◆ **AIM**
Reproduce every line of the material below, but drop the pictures.

◆ **COLLECTED DATA**
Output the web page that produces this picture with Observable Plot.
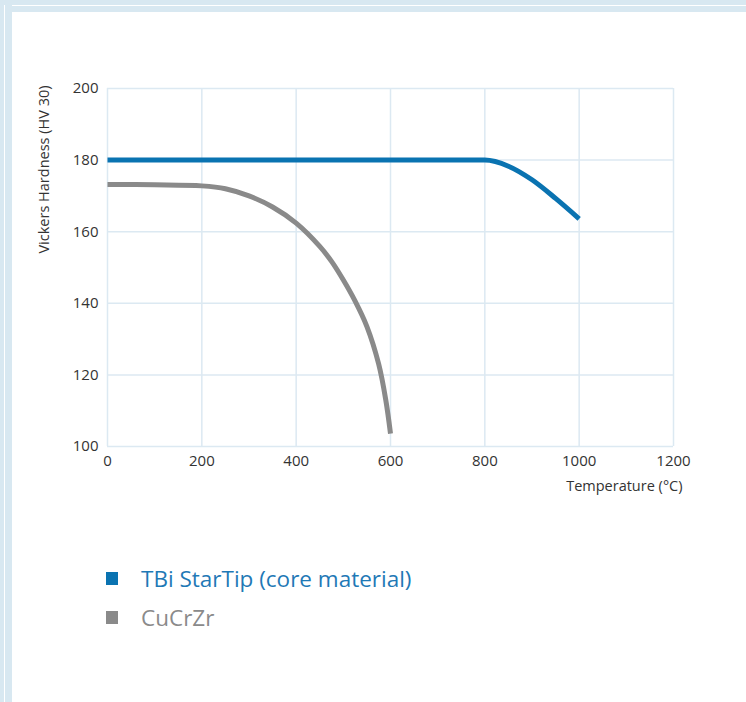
<!DOCTYPE html>
<html>
<head>
<meta charset="utf-8">
<script src="https://cdn.jsdelivr.net/npm/d3@7"></script>
<script src="https://cdn.jsdelivr.net/npm/@observablehq/plot@0.6"></script>
<style>
  html, body { margin: 0; padding: 0; background: #ffffff; }
  body { width: 746px; height: 702px; position: relative; overflow: hidden; font-family: "Open Sans", sans-serif; }
  .band-top { position: absolute; left: 0; top: 0; width: 746px; height: 12px; background: #d8e8f1; }
  .band-top .line { position: absolute; left: 4px; top: 5px; right: 0; height: 1px; background: #ffffff; }
  .band-left { position: absolute; left: 0; top: 0; width: 12px; height: 702px; background: #d8e8f1; }
  .band-left .line { position: absolute; left: 4px; top: 5px; bottom: 0; width: 1px; background: #ffffff; }
  #chart { position: absolute; left: 0; top: 0; }
  .legend { position: absolute; left: 106px; top: 565px; }
  .item { display: flex; align-items: center; height: 26px; margin-bottom: 13px; font-size: 22.5px; }
  .swatch { width: 12px; height: 13px; margin-right: 23px; }
</style>
</head>
<body>
<div class="band-top"><div class="line"></div></div>
<div class="band-left"><div class="line"></div></div>
<div id="chart"></div>
<div class="legend" id="legend"></div>
<script>
const seriesNames = ["TBi StarTip (core material)", "CuCrZr"];
const seriesColors = ["#0a73b1", "#8a8a8a"];
const textColors = ["#1f79b6", "#8a8a8a"];

const tbiTemp = [0, 200, 400, 600, 800, 850, 900, 950, 1000];
const tbiHard = [180, 180, 180, 180, 180, 178.3, 174.5, 169.3, 163.6];

const cuTemp = [0, 100, 200, 250, 300, 350, 400, 450, 475, 500, 525, 550, 575, 590, 600];
const cuHard = [173.2, 173.1, 172.8, 172.0, 170.0, 166.9, 162.4, 155.9, 151.7, 146.5, 140.6, 133.5, 123, 113, 103.6];

const xTicks = [0, 200, 400, 600, 800, 1000, 1200];
const yTicks = [100, 120, 140, 160, 180, 200];

const xLabel = "Temperature (°C)";
const yLabel = "Vickers Hardness (HV 30)";

const tbi = tbiTemp.map((t, i) => ({t, h: tbiHard[i], s: seriesNames[0]}));
const cu = cuTemp.map((t, i) => ({t, h: cuHard[i], s: seriesNames[1]}));

const gridColor = "#dce9f2";
const fmt = d => String(d);

const chart = Plot.plot({
  width: 746,
  height: 510,
  marginLeft: 107,
  marginTop: 88,
  marginRight: 73,
  marginBottom: 64,
  style: {fontFamily: "Open Sans, sans-serif", fontSize: "15px", color: "#333", background: "transparent"},
  x: {domain: [0, 1200]},
  y: {domain: [100, 200]},
  marks: [
    Plot.gridX(xTicks, {stroke: gridColor, strokeOpacity: 1, strokeWidth: 1.5}),
    Plot.gridY(yTicks, {stroke: gridColor, strokeOpacity: 1, strokeWidth: 1.5}),
    Plot.axisX(xTicks, {tickSize: 0, tickPadding: 9, label: null, tickFormat: fmt, fontSize: 15, fill: "#333"}),
    Plot.axisY(yTicks, {tickSize: 0, tickPadding: 9, label: null, tickFormat: fmt, fontSize: 15, fill: "#333"}),
    Plot.line(cu, {x: "t", y: "h", stroke: seriesColors[1], strokeWidth: 5, curve: "catmull-rom", strokeLinecap: "butt"}),
    Plot.line(tbi, {x: "t", y: "h", stroke: seriesColors[0], strokeWidth: 5, curve: "monotone-x", strokeLinecap: "butt"}),
    Plot.text([xLabel], {frameAnchor: "bottom-right", text: d => d, textAnchor: "end", dx: 9, dy: 44, fontSize: 14.5, fill: "#333"}),
    Plot.text([yLabel], {frameAnchor: "top-left", text: d => d, textAnchor: "end", rotate: -90, dx: -69, dy: -3, fontSize: 14.5, fill: "#333"})
  ]
});
document.getElementById("chart").appendChild(chart);

const legend = document.getElementById("legend");
seriesNames.forEach((name, i) => {
  const item = document.createElement("div");
  item.className = "item";
  const sw = document.createElement("div");
  sw.className = "swatch";
  sw.style.background = seriesColors[i];
  const label = document.createElement("span");
  label.textContent = name;
  label.style.color = textColors[i];
  item.appendChild(sw);
  item.appendChild(label);
  legend.appendChild(item);
});
</script>
</body>
</html>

◆ **ANSWER TO THIS EXERCISE**
Output the web page that produces this picture with Observable Plot.
<!DOCTYPE html>
<html>
<head>
<meta charset="utf-8">
<script src="https://cdn.jsdelivr.net/npm/d3@7"></script>
<script src="https://cdn.jsdelivr.net/npm/@observablehq/plot@0.6"></script>
<style>
  html, body { margin: 0; padding: 0; background: #ffffff; }
  body { width: 746px; height: 702px; position: relative; overflow: hidden; font-family: "Open Sans", sans-serif; }
  .band-top { position: absolute; left: 0; top: 0; width: 746px; height: 12px; background: #d8e8f1; }
  .band-top .line { position: absolute; left: 4px; top: 5px; right: 0; height: 1px; background: #ffffff; }
  .band-left { position: absolute; left: 0; top: 0; width: 12px; height: 702px; background: #d8e8f1; }
  .band-left .line { position: absolute; left: 4px; top: 5px; bottom: 0; width: 1px; background: #ffffff; }
  #chart { position: absolute; left: 0; top: 0; }
  .legend { position: absolute; left: 106px; top: 565px; }
  .item { display: flex; align-items: center; height: 26px; margin-bottom: 13px; font-size: 22.5px; }
  .swatch { width: 12px; height: 13px; margin-right: 23px; }
</style>
</head>
<body>
<div class="band-top"><div class="line"></div></div>
<div class="band-left"><div class="line"></div></div>
<div id="chart"></div>
<div class="legend" id="legend"></div>
<script>
const seriesNames = ["TBi StarTip (core material)", "CuCrZr"];
const seriesColors = ["#0a73b1", "#8a8a8a"];
const textColors = ["#1f79b6", "#8a8a8a"];

const tbiTemp = [0, 200, 400, 600, 800, 850, 900, 950, 1000];
const tbiHard = [180, 180, 180, 180, 180, 178.3, 174.5, 169.3, 163.6];

const cuTemp = [0, 100, 200, 250, 300, 350, 400, 450, 475, 500, 525, 550, 575, 590, 600];
const cuHard = [173.2, 173.1, 172.8, 172.0, 170.0, 166.9, 162.4, 155.9, 151.7, 146.5, 140.6, 133.5, 123, 113, 103.6];

const xTicks = [0, 200, 400, 600, 800, 1000, 1200];
const yTicks = [100, 120, 140, 160, 180, 200];

const xLabel = "Temperature (°C)";
const yLabel = "Vickers Hardness (HV 30)";

const tbi = tbiTemp.map((t, i) => ({t, h: tbiHard[i], s: seriesNames[0]}));
const cu = cuTemp.map((t, i) => ({t, h: cuHard[i], s: seriesNames[1]}));

const gridColor = "#dce9f2";
const fmt = d => String(d);

const chart = Plot.plot({
  width: 746,
  height: 510,
  marginLeft: 107,
  marginTop: 88,
  marginRight: 73,
  marginBottom: 64,
  style: {fontFamily: "Open Sans, sans-serif", fontSize: "15px", color: "#333", background: "transparent"},
  x: {domain: [0, 1200]},
  y: {domain: [100, 200]},
  marks: [
    Plot.gridX(xTicks, {stroke: gridColor, strokeOpacity: 1, strokeWidth: 1.5}),
    Plot.gridY(yTicks, {stroke: gridColor, strokeOpacity: 1, strokeWidth: 1.5}),
    Plot.axisX(xTicks, {tickSize: 0, tickPadding: 9, label: null, tickFormat: fmt, fontSize: 15, fill: "#333"}),
    Plot.axisY(yTicks, {tickSize: 0, tickPadding: 9, label: null, tickFormat: fmt, fontSize: 15, fill: "#333"}),
    Plot.line(cu, {x: "t", y: "h", stroke: seriesColors[1], strokeWidth: 5, curve: "catmull-rom", strokeLinecap: "butt"}),
    Plot.line(tbi, {x: "t", y: "h", stroke: seriesColors[0], strokeWidth: 5, curve: "monotone-x", strokeLinecap: "butt"}),
    Plot.text([xLabel], {frameAnchor: "bottom-right", text: d => d, textAnchor: "end", dx: 9, dy: 44, fontSize: 14.5, fill: "#333"}),
    Plot.text([yLabel], {frameAnchor: "top-left", text: d => d, textAnchor: "end", rotate: -90, dx: -69, dy: -3, fontSize: 14.5, fill: "#333"})
  ]
});
document.getElementById("chart").appendChild(chart);

const legend = document.getElementById("legend");
seriesNames.forEach((name, i) => {
  const item = document.createElement("div");
  item.className = "item";
  const sw = document.createElement("div");
  sw.className = "swatch";
  sw.style.background = seriesColors[i];
  const label = document.createElement("span");
  label.textContent = name;
  label.style.color = textColors[i];
  item.appendChild(sw);
  item.appendChild(label);
  legend.appendChild(item);
});
</script>
</body>
</html>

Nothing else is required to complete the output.